From that point forward, the siren call of economies of scale led to the elimination of corporately-redundant departments, and the transfer of fundamental newspaper services like ad sales, circulation and ad design to Santa Rosa and the far larger departments of the Press-Democrat. In the space of a year, by my calculations, the Index-Tribune had lost more than 100 years of staff lives and relationships in Sonoma. Which meant that if a subscriber had a circulation problem, they couldn’t solve it at the I-T office near the Plaza, they couldn’t drop by the front desk and talk to Barb, who probably knew them personally, they had to call Santa Rosa. And if an advertiser needed to make a last-minute change in an ad, they couldn’t come to the office, sit down with Yvonne or Laurie and make changes on the spot, as they once had; they had to call someone in Santa Rosa they didn’t know and might never meet or talk to.
And if they wanted to talk to the editor, they could come right over and see me; I did not have an office in Santa Rosa.
As the pattern of transferring operations out of Sonoma escalated, I tried to rein it in, ultimately concocting the naïve plan to ask Anderson to sell the paper back to a nonprofit board I would assemble.
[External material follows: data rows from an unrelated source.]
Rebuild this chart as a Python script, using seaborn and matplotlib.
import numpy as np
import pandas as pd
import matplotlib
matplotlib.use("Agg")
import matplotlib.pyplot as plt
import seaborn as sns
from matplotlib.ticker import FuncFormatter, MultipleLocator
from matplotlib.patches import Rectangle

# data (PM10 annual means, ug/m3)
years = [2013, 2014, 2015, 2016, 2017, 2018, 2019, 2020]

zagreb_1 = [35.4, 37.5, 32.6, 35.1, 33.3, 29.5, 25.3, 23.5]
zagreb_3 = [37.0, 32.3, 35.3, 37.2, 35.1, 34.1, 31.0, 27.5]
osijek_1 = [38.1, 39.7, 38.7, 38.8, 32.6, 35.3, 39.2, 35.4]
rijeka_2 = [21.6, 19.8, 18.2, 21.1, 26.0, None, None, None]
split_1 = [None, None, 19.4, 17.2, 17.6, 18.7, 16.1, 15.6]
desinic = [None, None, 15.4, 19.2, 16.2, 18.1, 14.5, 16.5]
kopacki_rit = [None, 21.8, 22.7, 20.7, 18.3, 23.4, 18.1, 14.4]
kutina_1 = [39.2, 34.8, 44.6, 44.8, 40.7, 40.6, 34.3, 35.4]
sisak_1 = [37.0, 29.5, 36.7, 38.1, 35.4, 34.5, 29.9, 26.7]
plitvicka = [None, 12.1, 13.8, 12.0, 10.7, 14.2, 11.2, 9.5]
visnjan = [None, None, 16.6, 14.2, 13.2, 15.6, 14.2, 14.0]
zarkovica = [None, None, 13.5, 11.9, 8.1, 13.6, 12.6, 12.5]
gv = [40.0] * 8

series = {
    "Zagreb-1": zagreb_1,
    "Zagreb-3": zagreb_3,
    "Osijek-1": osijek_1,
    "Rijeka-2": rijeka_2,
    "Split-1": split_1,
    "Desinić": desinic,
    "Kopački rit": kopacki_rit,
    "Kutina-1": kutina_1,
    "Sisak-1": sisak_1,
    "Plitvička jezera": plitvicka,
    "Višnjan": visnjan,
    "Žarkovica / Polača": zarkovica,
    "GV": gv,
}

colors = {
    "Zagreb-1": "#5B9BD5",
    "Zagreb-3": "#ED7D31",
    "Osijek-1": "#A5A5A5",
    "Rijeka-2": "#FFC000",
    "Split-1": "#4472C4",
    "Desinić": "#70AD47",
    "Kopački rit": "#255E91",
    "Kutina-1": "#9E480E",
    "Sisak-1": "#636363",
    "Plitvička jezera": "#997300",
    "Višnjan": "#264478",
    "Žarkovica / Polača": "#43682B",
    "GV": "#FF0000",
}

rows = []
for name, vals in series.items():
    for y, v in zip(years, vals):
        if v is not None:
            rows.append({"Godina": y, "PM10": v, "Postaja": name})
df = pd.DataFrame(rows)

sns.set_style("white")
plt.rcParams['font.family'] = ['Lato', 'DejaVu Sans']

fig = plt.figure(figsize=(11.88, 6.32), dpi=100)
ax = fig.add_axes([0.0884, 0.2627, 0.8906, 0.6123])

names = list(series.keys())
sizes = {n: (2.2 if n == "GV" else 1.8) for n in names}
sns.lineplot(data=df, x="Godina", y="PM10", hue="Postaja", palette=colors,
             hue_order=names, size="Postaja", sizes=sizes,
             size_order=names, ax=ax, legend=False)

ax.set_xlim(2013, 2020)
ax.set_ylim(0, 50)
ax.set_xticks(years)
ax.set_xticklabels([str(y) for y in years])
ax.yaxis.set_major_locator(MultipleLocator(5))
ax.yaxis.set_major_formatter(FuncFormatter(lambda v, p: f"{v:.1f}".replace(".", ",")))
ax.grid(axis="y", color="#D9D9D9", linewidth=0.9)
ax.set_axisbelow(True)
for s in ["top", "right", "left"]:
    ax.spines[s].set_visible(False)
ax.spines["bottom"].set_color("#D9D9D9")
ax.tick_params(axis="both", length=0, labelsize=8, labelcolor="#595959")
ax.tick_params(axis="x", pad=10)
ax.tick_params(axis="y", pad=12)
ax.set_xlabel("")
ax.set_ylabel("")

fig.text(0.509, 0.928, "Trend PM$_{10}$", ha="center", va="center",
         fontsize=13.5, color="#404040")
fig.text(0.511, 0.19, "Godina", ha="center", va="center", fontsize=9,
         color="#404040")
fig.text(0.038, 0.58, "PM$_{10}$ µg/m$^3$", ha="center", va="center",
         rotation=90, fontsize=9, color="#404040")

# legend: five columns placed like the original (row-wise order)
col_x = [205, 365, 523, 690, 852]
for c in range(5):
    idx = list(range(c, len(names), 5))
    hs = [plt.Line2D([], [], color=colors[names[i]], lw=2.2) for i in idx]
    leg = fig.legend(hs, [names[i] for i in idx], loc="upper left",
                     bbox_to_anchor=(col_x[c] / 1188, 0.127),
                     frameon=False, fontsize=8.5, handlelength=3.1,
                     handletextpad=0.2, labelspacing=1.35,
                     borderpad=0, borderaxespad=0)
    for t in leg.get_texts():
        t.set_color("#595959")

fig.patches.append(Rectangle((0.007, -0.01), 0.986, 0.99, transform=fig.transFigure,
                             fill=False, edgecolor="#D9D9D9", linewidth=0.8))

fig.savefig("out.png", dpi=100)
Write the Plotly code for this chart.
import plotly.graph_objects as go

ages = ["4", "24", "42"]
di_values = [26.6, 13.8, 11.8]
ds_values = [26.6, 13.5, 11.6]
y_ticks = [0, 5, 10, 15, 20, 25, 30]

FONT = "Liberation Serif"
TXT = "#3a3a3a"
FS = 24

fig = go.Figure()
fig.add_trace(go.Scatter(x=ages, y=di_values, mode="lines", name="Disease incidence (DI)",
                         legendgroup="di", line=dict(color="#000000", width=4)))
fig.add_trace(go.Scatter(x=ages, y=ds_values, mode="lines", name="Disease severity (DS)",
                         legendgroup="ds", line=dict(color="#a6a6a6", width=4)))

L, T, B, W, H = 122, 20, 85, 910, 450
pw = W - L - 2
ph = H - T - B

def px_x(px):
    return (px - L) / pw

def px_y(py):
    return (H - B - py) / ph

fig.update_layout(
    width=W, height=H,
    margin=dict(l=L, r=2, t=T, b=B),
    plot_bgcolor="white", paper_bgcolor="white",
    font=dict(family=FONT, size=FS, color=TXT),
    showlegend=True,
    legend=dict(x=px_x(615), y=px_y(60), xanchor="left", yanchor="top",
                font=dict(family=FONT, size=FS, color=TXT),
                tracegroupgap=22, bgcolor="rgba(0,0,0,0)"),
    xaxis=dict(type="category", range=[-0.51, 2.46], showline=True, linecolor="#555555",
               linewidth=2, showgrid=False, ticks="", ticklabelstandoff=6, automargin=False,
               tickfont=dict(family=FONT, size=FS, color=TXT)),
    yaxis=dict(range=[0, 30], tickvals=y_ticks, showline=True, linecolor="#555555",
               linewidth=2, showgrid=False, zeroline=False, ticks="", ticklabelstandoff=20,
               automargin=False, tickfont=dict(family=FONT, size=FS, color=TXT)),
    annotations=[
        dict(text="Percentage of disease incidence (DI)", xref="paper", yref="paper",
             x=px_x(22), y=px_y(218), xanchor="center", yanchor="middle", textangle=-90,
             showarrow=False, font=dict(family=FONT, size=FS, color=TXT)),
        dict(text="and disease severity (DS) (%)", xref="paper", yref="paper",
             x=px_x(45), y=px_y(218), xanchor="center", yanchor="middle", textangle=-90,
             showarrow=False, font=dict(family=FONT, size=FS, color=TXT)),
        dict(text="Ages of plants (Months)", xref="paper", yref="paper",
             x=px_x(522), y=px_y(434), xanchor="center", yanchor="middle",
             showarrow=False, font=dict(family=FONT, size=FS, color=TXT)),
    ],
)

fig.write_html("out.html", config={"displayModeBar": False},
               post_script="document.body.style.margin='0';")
He didn’t take the offer seriously, so I quit. That was in 2014. Last May, after investor loans had long since been paid back, Anderson engineered the surprise sale of SMI to one of the media subsidiaries of Alden Global Capital, a New York hedge fund described by critics as “vulture capitalists,” famous for “strip mining” weak and failing newspapers by slashing staff salaries, selling off real estate and inventory, and extracting punishing levels of profit at the expense of liquidity and staff size.
The Alden formula played out according to script last week when the Sonoma Index- Tribune announced the closure of its Sonoma office, in the iconic Lynch Building, which was, ironically, purchased in 2012 by Darius Anderson.
As a former editor, publisher and grateful participant in the last secure era of that historic and outstanding community newspaper, I am deeply saddened.
Readers are urged to anticipate no change in coverage and quality with the absence of an office. But the harsh reality persists: The Sonoma Index-Tribune does not live here anymore. It’s in Santa Rosa.